Repeat the records below exactly, leaving out any pictures.

═════ DATA PROVIDED

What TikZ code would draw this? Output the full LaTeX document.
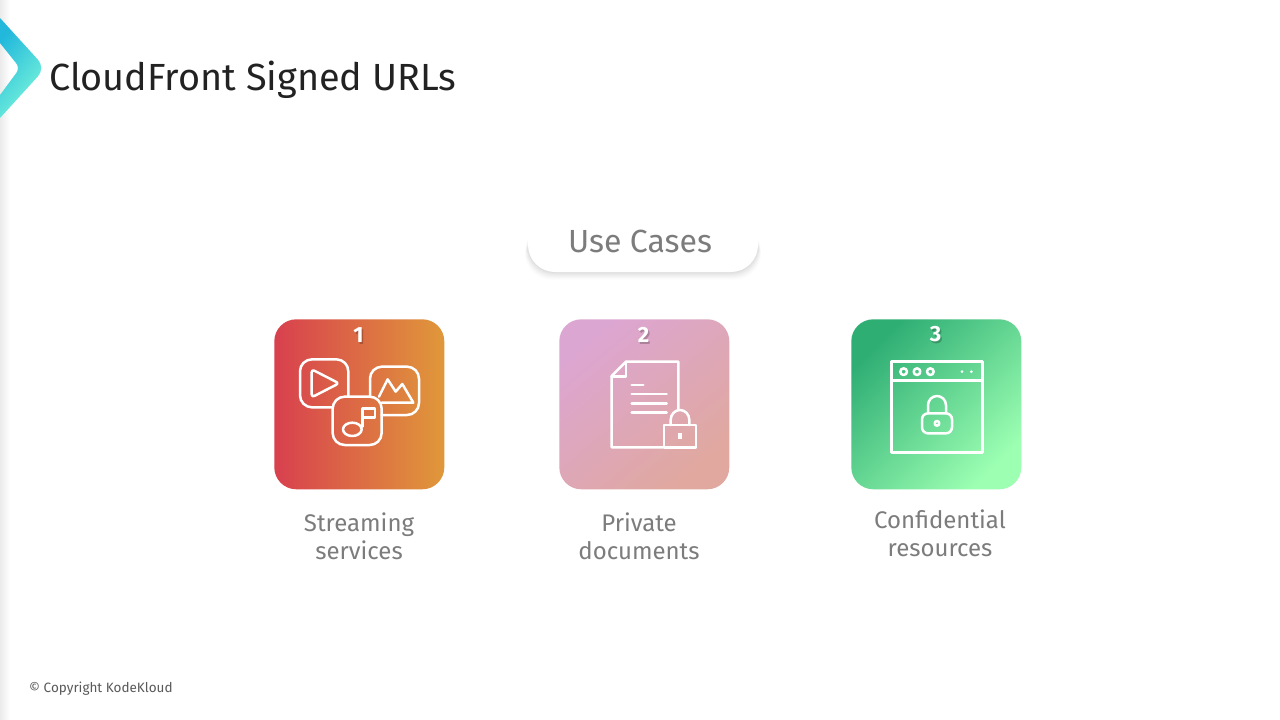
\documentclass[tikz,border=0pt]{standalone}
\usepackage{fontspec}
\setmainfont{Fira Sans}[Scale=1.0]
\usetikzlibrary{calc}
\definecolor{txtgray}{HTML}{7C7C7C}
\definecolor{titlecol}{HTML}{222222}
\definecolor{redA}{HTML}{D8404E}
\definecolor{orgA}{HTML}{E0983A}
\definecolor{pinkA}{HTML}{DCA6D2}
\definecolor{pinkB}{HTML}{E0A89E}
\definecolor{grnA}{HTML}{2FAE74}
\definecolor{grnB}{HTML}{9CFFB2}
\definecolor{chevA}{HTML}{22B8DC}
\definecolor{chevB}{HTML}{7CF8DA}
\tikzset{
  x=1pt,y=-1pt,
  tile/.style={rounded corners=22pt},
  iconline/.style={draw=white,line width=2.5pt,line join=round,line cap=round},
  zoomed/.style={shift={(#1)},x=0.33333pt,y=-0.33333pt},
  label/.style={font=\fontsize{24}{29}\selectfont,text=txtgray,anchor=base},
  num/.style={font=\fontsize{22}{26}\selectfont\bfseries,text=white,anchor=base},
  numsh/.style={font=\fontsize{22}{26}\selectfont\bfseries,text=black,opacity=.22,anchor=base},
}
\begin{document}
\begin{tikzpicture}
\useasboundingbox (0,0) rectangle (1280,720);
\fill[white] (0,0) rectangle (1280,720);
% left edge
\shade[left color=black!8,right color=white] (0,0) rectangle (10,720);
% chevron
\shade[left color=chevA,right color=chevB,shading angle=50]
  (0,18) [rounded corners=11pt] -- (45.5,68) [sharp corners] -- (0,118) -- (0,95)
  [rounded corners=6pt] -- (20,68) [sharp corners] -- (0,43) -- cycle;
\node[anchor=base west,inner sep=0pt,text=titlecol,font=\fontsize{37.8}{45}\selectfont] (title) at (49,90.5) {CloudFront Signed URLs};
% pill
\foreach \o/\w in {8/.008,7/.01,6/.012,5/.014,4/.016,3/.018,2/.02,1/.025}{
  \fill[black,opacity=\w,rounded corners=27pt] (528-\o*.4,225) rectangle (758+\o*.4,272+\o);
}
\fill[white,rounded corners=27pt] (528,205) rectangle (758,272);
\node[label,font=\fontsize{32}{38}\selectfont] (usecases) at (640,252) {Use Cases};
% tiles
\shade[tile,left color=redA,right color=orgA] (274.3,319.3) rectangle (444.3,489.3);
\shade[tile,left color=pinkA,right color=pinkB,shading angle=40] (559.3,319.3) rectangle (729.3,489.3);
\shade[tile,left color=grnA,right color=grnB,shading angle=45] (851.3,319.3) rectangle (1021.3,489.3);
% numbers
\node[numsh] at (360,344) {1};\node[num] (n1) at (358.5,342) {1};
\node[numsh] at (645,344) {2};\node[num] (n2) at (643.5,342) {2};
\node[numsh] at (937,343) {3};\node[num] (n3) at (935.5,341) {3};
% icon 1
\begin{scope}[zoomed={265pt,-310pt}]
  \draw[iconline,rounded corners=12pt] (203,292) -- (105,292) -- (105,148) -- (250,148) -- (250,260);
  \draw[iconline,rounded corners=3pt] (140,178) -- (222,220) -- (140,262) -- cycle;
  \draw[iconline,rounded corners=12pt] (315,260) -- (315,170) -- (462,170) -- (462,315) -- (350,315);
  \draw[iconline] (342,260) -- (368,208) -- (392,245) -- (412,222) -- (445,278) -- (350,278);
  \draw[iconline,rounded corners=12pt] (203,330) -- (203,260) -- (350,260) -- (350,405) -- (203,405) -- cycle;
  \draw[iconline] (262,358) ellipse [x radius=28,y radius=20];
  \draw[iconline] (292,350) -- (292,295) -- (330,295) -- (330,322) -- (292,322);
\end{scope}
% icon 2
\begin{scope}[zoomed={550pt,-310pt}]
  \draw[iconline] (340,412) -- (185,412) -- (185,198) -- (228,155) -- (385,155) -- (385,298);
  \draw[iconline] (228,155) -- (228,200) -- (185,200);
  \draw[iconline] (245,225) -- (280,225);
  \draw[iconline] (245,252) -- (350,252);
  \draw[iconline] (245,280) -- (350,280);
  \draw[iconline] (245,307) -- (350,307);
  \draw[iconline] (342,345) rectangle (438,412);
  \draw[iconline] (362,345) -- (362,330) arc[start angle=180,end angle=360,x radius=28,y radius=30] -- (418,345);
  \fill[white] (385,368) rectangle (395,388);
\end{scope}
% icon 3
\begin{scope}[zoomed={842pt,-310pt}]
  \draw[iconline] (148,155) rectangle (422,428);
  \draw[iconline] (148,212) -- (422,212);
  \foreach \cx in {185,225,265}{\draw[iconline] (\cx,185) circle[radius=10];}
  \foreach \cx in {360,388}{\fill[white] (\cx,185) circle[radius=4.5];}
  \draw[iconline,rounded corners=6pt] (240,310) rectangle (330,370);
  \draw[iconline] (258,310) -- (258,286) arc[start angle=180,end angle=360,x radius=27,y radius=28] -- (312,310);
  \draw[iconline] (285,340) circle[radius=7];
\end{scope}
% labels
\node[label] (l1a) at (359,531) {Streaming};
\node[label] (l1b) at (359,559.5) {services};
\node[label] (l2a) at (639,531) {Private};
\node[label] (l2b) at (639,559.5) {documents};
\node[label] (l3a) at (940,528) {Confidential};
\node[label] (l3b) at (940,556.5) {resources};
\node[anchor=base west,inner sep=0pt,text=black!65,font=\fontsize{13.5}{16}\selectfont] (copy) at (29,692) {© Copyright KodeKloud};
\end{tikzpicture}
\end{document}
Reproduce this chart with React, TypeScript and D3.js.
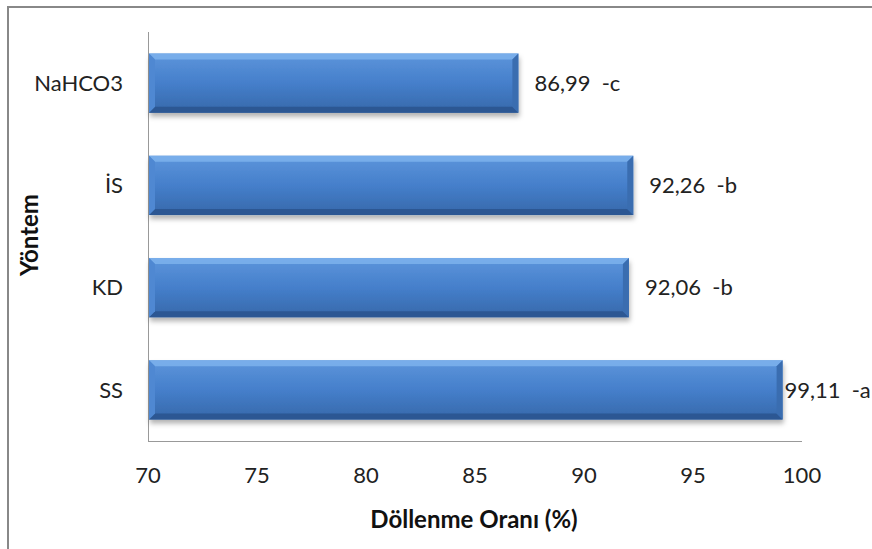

══════════

* _RESPONSE_
What TikZ code would draw this? Output the full LaTeX document.
\documentclass[tikz,border=0pt]{standalone}
\usepackage{fontspec}
\setmainfont{Fira Sans}[Scale=1.0]
\usetikzlibrary{calc}
\definecolor{txtgray}{HTML}{7C7C7C}
\definecolor{titlecol}{HTML}{222222}
\definecolor{redA}{HTML}{D8404E}
\definecolor{orgA}{HTML}{E0983A}
\definecolor{pinkA}{HTML}{DCA6D2}
\definecolor{pinkB}{HTML}{E0A89E}
\definecolor{grnA}{HTML}{2FAE74}
\definecolor{grnB}{HTML}{9CFFB2}
\definecolor{chevA}{HTML}{22B8DC}
\definecolor{chevB}{HTML}{7CF8DA}
\tikzset{
  x=1pt,y=-1pt,
  tile/.style={rounded corners=22pt},
  iconline/.style={draw=white,line width=2.5pt,line join=round,line cap=round},
  zoomed/.style={shift={(#1)},x=0.33333pt,y=-0.33333pt},
  label/.style={font=\fontsize{24}{29}\selectfont,text=txtgray,anchor=base},
  num/.style={font=\fontsize{22}{26}\selectfont\bfseries,text=white,anchor=base},
  numsh/.style={font=\fontsize{22}{26}\selectfont\bfseries,text=black,opacity=.22,anchor=base},
}
\begin{document}
\begin{tikzpicture}
\useasboundingbox (0,0) rectangle (1280,720);
\fill[white] (0,0) rectangle (1280,720);
% left edge
\shade[left color=black!8,right color=white] (0,0) rectangle (10,720);
% chevron
\shade[left color=chevA,right color=chevB,shading angle=50]
  (0,18) [rounded corners=11pt] -- (45.5,68) [sharp corners] -- (0,118) -- (0,95)
  [rounded corners=6pt] -- (20,68) [sharp corners] -- (0,43) -- cycle;
\node[anchor=base west,inner sep=0pt,text=titlecol,font=\fontsize{37.8}{45}\selectfont] (title) at (49,90.5) {CloudFront Signed URLs};
% pill
\foreach \o/\w in {8/.008,7/.01,6/.012,5/.014,4/.016,3/.018,2/.02,1/.025}{
  \fill[black,opacity=\w,rounded corners=27pt] (528-\o*.4,225) rectangle (758+\o*.4,272+\o);
}
\fill[white,rounded corners=27pt] (528,205) rectangle (758,272);
\node[label,font=\fontsize{32}{38}\selectfont] (usecases) at (640,252) {Use Cases};
% tiles
\shade[tile,left color=redA,right color=orgA] (274.3,319.3) rectangle (444.3,489.3);
\shade[tile,left color=pinkA,right color=pinkB,shading angle=40] (559.3,319.3) rectangle (729.3,489.3);
\shade[tile,left color=grnA,right color=grnB,shading angle=45] (851.3,319.3) rectangle (1021.3,489.3);
% numbers
\node[numsh] at (360,344) {1};\node[num] (n1) at (358.5,342) {1};
\node[numsh] at (645,344) {2};\node[num] (n2) at (643.5,342) {2};
\node[numsh] at (937,343) {3};\node[num] (n3) at (935.5,341) {3};
% icon 1
\begin{scope}[zoomed={265pt,-310pt}]
  \draw[iconline,rounded corners=12pt] (203,292) -- (105,292) -- (105,148) -- (250,148) -- (250,260);
  \draw[iconline,rounded corners=3pt] (140,178) -- (222,220) -- (140,262) -- cycle;
  \draw[iconline,rounded corners=12pt] (315,260) -- (315,170) -- (462,170) -- (462,315) -- (350,315);
  \draw[iconline] (342,260) -- (368,208) -- (392,245) -- (412,222) -- (445,278) -- (350,278);
  \draw[iconline,rounded corners=12pt] (203,330) -- (203,260) -- (350,260) -- (350,405) -- (203,405) -- cycle;
  \draw[iconline] (262,358) ellipse [x radius=28,y radius=20];
  \draw[iconline] (292,350) -- (292,295) -- (330,295) -- (330,322) -- (292,322);
\end{scope}
% icon 2
\begin{scope}[zoomed={550pt,-310pt}]
  \draw[iconline] (340,412) -- (185,412) -- (185,198) -- (228,155) -- (385,155) -- (385,298);
  \draw[iconline] (228,155) -- (228,200) -- (185,200);
  \draw[iconline] (245,225) -- (280,225);
  \draw[iconline] (245,252) -- (350,252);
  \draw[iconline] (245,280) -- (350,280);
  \draw[iconline] (245,307) -- (350,307);
  \draw[iconline] (342,345) rectangle (438,412);
  \draw[iconline] (362,345) -- (362,330) arc[start angle=180,end angle=360,x radius=28,y radius=30] -- (418,345);
  \fill[white] (385,368) rectangle (395,388);
\end{scope}
% icon 3
\begin{scope}[zoomed={842pt,-310pt}]
  \draw[iconline] (148,155) rectangle (422,428);
  \draw[iconline] (148,212) -- (422,212);
  \foreach \cx in {185,225,265}{\draw[iconline] (\cx,185) circle[radius=10];}
  \foreach \cx in {360,388}{\fill[white] (\cx,185) circle[radius=4.5];}
  \draw[iconline,rounded corners=6pt] (240,310) rectangle (330,370);
  \draw[iconline] (258,310) -- (258,286) arc[start angle=180,end angle=360,x radius=27,y radius=28] -- (312,310);
  \draw[iconline] (285,340) circle[radius=7];
\end{scope}
% labels
\node[label] (l1a) at (359,531) {Streaming};
\node[label] (l1b) at (359,559.5) {services};
\node[label] (l2a) at (639,531) {Private};
\node[label] (l2b) at (639,559.5) {documents};
\node[label] (l3a) at (940,528) {Confidential};
\node[label] (l3b) at (940,556.5) {resources};
\node[anchor=base west,inner sep=0pt,text=black!65,font=\fontsize{13.5}{16}\selectfont] (copy) at (29,692) {© Copyright KodeKloud};
\end{tikzpicture}
\end{document}
Reproduce this chart with React, TypeScript and D3.js.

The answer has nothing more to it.